Work to do - Write every line out verbatim and omit the pictures.

Begin

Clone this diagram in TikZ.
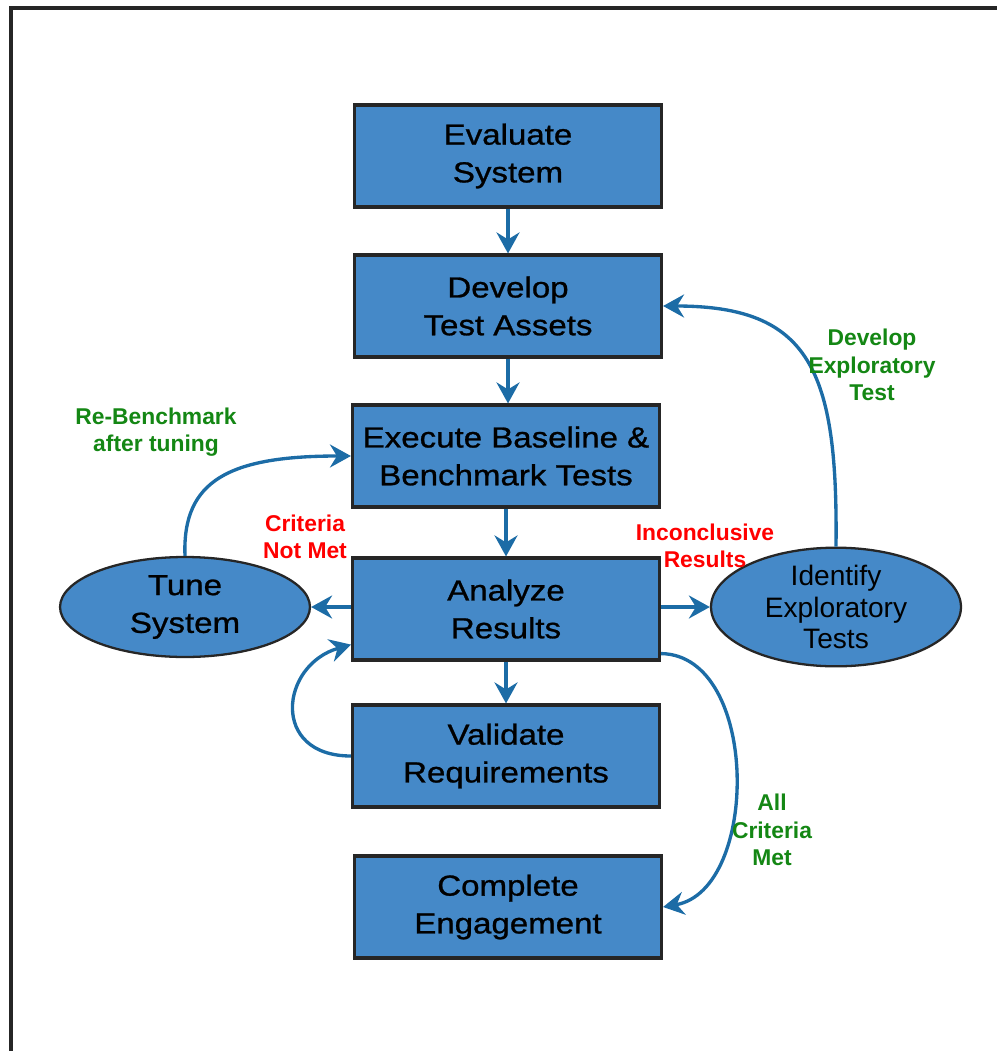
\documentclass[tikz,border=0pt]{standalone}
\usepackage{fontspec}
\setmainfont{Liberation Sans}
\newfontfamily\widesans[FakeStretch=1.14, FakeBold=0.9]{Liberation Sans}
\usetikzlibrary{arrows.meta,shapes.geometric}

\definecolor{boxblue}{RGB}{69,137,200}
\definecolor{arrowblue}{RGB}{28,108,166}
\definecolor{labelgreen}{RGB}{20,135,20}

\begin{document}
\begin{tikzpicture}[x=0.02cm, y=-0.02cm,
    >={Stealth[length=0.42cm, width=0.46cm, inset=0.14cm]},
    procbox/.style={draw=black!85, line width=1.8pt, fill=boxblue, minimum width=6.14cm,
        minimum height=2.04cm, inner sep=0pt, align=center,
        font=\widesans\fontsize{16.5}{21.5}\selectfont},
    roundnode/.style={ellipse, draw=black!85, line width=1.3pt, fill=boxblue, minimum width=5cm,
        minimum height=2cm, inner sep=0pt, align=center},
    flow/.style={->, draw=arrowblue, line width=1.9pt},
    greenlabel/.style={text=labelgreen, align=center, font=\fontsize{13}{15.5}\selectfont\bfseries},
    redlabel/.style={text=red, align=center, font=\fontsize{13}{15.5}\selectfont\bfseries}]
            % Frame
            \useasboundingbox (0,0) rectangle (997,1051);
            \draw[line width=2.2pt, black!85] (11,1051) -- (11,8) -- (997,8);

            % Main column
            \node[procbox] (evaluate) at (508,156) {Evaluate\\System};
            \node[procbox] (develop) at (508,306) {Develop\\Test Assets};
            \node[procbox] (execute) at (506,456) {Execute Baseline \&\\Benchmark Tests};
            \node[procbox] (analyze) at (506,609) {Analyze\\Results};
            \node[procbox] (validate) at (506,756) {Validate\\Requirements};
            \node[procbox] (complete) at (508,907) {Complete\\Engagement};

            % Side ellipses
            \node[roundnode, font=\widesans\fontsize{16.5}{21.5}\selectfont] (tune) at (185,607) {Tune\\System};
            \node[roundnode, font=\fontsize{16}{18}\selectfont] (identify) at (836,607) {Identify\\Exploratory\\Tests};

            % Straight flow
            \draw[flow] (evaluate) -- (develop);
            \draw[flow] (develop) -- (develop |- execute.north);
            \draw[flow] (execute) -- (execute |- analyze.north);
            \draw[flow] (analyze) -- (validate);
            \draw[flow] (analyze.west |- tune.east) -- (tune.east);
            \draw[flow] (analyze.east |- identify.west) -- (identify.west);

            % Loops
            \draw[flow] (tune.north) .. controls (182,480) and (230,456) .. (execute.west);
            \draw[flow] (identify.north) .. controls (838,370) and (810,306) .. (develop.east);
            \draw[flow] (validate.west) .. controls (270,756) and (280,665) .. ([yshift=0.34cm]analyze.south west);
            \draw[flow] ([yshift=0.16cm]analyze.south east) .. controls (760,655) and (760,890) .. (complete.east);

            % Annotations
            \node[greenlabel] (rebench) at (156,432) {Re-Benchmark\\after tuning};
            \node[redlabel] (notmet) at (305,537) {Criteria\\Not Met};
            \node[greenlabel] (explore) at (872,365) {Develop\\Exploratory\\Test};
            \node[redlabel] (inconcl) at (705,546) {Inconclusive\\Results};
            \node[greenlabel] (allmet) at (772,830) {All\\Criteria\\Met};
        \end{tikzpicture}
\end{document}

End

Expected output -
Clone this diagram in TikZ.
\documentclass[tikz,border=0pt]{standalone}
\usepackage{fontspec}
\setmainfont{Liberation Sans}
\newfontfamily\widesans[FakeStretch=1.14, FakeBold=0.9]{Liberation Sans}
\usetikzlibrary{arrows.meta,shapes.geometric}

\definecolor{boxblue}{RGB}{69,137,200}
\definecolor{arrowblue}{RGB}{28,108,166}
\definecolor{labelgreen}{RGB}{20,135,20}

\begin{document}
\begin{tikzpicture}[x=0.02cm, y=-0.02cm,
    >={Stealth[length=0.42cm, width=0.46cm, inset=0.14cm]},
    procbox/.style={draw=black!85, line width=1.8pt, fill=boxblue, minimum width=6.14cm,
        minimum height=2.04cm, inner sep=0pt, align=center,
        font=\widesans\fontsize{16.5}{21.5}\selectfont},
    roundnode/.style={ellipse, draw=black!85, line width=1.3pt, fill=boxblue, minimum width=5cm,
        minimum height=2cm, inner sep=0pt, align=center},
    flow/.style={->, draw=arrowblue, line width=1.9pt},
    greenlabel/.style={text=labelgreen, align=center, font=\fontsize{13}{15.5}\selectfont\bfseries},
    redlabel/.style={text=red, align=center, font=\fontsize{13}{15.5}\selectfont\bfseries}]
            % Frame
            \useasboundingbox (0,0) rectangle (997,1051);
            \draw[line width=2.2pt, black!85] (11,1051) -- (11,8) -- (997,8);

            % Main column
            \node[procbox] (evaluate) at (508,156) {Evaluate\\System};
            \node[procbox] (develop) at (508,306) {Develop\\Test Assets};
            \node[procbox] (execute) at (506,456) {Execute Baseline \&\\Benchmark Tests};
            \node[procbox] (analyze) at (506,609) {Analyze\\Results};
            \node[procbox] (validate) at (506,756) {Validate\\Requirements};
            \node[procbox] (complete) at (508,907) {Complete\\Engagement};

            % Side ellipses
            \node[roundnode, font=\widesans\fontsize{16.5}{21.5}\selectfont] (tune) at (185,607) {Tune\\System};
            \node[roundnode, font=\fontsize{16}{18}\selectfont] (identify) at (836,607) {Identify\\Exploratory\\Tests};

            % Straight flow
            \draw[flow] (evaluate) -- (develop);
            \draw[flow] (develop) -- (develop |- execute.north);
            \draw[flow] (execute) -- (execute |- analyze.north);
            \draw[flow] (analyze) -- (validate);
            \draw[flow] (analyze.west |- tune.east) -- (tune.east);
            \draw[flow] (analyze.east |- identify.west) -- (identify.west);

            % Loops
            \draw[flow] (tune.north) .. controls (182,480) and (230,456) .. (execute.west);
            \draw[flow] (identify.north) .. controls (838,370) and (810,306) .. (develop.east);
            \draw[flow] (validate.west) .. controls (270,756) and (280,665) .. ([yshift=0.34cm]analyze.south west);
            \draw[flow] ([yshift=0.16cm]analyze.south east) .. controls (760,655) and (760,890) .. (complete.east);

            % Annotations
            \node[greenlabel] (rebench) at (156,432) {Re-Benchmark\\after tuning};
            \node[redlabel] (notmet) at (305,537) {Criteria\\Not Met};
            \node[greenlabel] (explore) at (872,365) {Develop\\Exploratory\\Test};
            \node[redlabel] (inconcl) at (705,546) {Inconclusive\\Results};
            \node[greenlabel] (allmet) at (772,830) {All\\Criteria\\Met};
        \end{tikzpicture}
\end{document}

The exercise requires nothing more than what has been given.